Inti dari pemberitaan tersebut adalah ingin menyerang Akom selaku ketua DPR terkait dengan kebijakan yang dinyatakannya. Akom langsung dijadikan sebagai sasaran empuk, bahkan disebutkan bahwa itu adalah bentuk pengingkaran janji dan ketidak konsistenan seorang Ketua DPR.
Bagi penulis, itu adalah pernyataan yang naif dengan logika yang loncat terlalu tinggi bahkan tendensius, karena terlalu cepat mengambil kesimpulan dan menjustifikasi. Dan kecurigaan saya, ini juga adalah salah satu rangkaian kampanye hitam yang ditujukan kepada Akom terkait dengan pertarungan calon ketua umum di Partai Golkar menjelang Musyawarah Nasional (Munas).
Kebijakan atau program seorang pimpinan lembaga itu bersifat sistemik. Artinya, suatu kebijakan pasti melalui tahapan-tahapan tertentu, tidak melulu semua program yang dijalankan oleh alat kelengkapan suatu lembaga negara ketika itu tidak sesuai dengan kepentingan rakyat yang disalahkan adalah pimpinan atau ketua dari lembaga tersebut. Begitu pula dengan Dewan Perwakilan Rakyat (DPR).
Sebuah kebijakan tentu punya sistem dan alur realisasinya. Ada yang berjalan sesuai dengan perencanaan awal, dan ada juga yang tidak berjalan dengan sempurna. Itulah mengapa dalam sebuah lembaga ada proses evaluasi terhadap kebijakan dan program yang direalisasikan, guna menguji mana yang sudah berjalan dengan baik, yang kurang, atau belum berjalan sesuai rencana.
Menurut penulis, ketidaksesuaian antara kebijakan awal dan realisasinya tidak harus dikatakan sebagai kegagalan apalagi inkonsisten atau bentuk ingkar janji, tapi harus dilihat sebagai sebuah proses yang tentunya akan berjalan secara sistemik sebagai sebuah lembaga negara yang berintegritas. Kebijakan dan Program prioritas Presiden saja banyak yang tidak terlaksana dengan baik dan itu akan menjadi bahan evaluasi berikutnya.
Apalagi kebijakan yang dikeluarkan Akom yakni, pelarangan kunjungan ke luar negeri dan pengurangan masa reses merupakan gebrakan luar biasa yang pantas diapresiasi. Substansi dari kebijakan itu adalah upaya untuk penghematan anggaran dan efektivitas kinerja DPR di bidang legislasi.
Namun, kebijan itu harus diakui tidak dapat berjalan mulus bagaikan berkendara di jalan tol. Kebijakan-kebijakan Ketua DPR membutuhkan dukungan dari segala pihak terutama civil society.

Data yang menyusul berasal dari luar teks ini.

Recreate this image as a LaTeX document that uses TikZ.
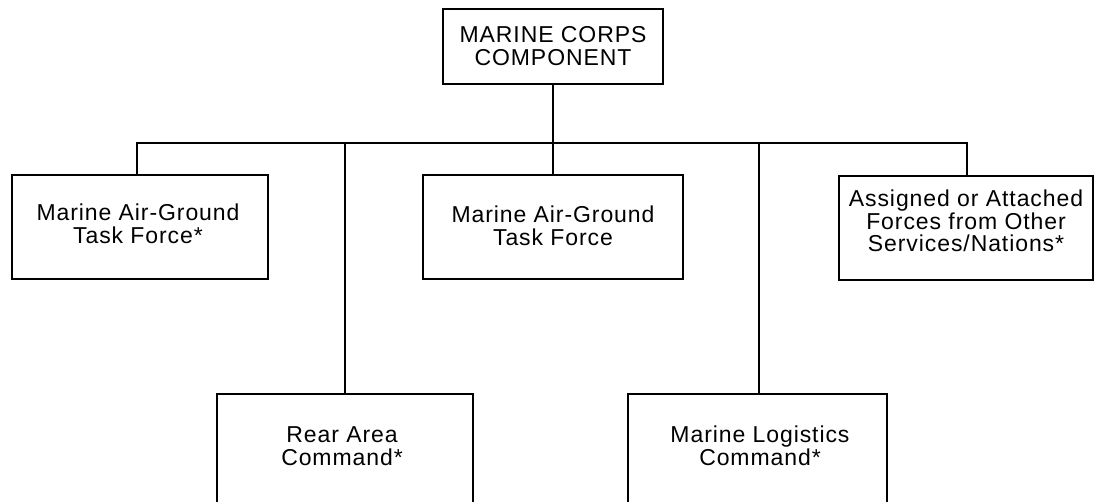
\documentclass[tikz,border=0pt]{standalone}
\usepackage{fontspec}
\newfontfamily\orgfont{Liberation Sans}[LetterSpace=4]
\begin{document}
\begin{tikzpicture}[x=1pt,y=-1pt,
  box/.style={draw=black, line width=1.6pt, fill=none, inner sep=0pt},
  lbl/.style={align=center, inner sep=0pt, font=\orgfont\fontsize{23}{22.5}\selectfont},
  conn/.style={draw=black, line width=1.6pt, line cap=rect}]
\useasboundingbox (0,0) rectangle (1094,501);
\clip (0,0) rectangle (1094,501);
% boxes
\node[box, minimum width=220pt, minimum height=75pt] (top) at (553,46.5) {};
\node[box, minimum width=256pt, minimum height=104pt] (mag1) at (140,227) {};
\node[box, minimum width=260pt, minimum height=104pt] (mag2) at (553,227) {};
\node[box, minimum width=254pt, minimum height=104pt] (afo) at (966,228) {};
\node[box, minimum width=256pt, minimum height=130pt] (rear) at (345,459) {};
\node[box, minimum width=259pt, minimum height=130pt] (log) at (757.5,459) {};
% texts
\node[lbl] (ttop) at (553,46) {MARINE CORPS\\COMPONENT};
\node[lbl] (tmag1) at (138,224) {Marine Air-Ground\\Task Force*};
\node[lbl] (tmag2) at (553,226) {Marine Air-Ground\\Task Force};
\node[lbl] (tafo) at (966,221) {Assigned or Attached\\Forces from Other\\Services/Nations*};
\node[lbl] (trear) at (342,446) {Rear Area\\Command*};
\node[lbl] (tlog) at (760,446) {Marine Logistics\\Command*};
% junctions on the bar
\coordinate (jL) at (137,143);
\coordinate (jRear) at (345,143);
\coordinate (jLog) at (759,143);
\coordinate (jR) at (967,143);
% connectors
\draw[conn] (top.south) -- (top.south |- jL);
\draw[conn] (jL) -- (jR);
\draw[conn] (jL) -- (jL |- mag1.north);
\draw[conn] (jRear) -- (jRear |- rear.north);
\draw[conn] (mag2.north |- jL) -- (mag2.north);
\draw[conn] (jLog) -- (jLog |- log.north);
\draw[conn] (jR) -- (jR |- afo.north);
\end{tikzpicture}
\end{document}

Kita harus pahami bahwa gebrakan seperti itu adalah sebuah jalan terjal yang harus dilalui dengan proses dinamika yang tidak sederhana, bukan malah menghakimi.
Logika-logika dekonstruksi dan pernyataan-pernyataan menjatuhkan seperti itu harus diminimalisir. Lebih baik berbicara yang konstruktif untuk perbaikan dan kemajuan Bangsa Indonesia kita tercinta ini.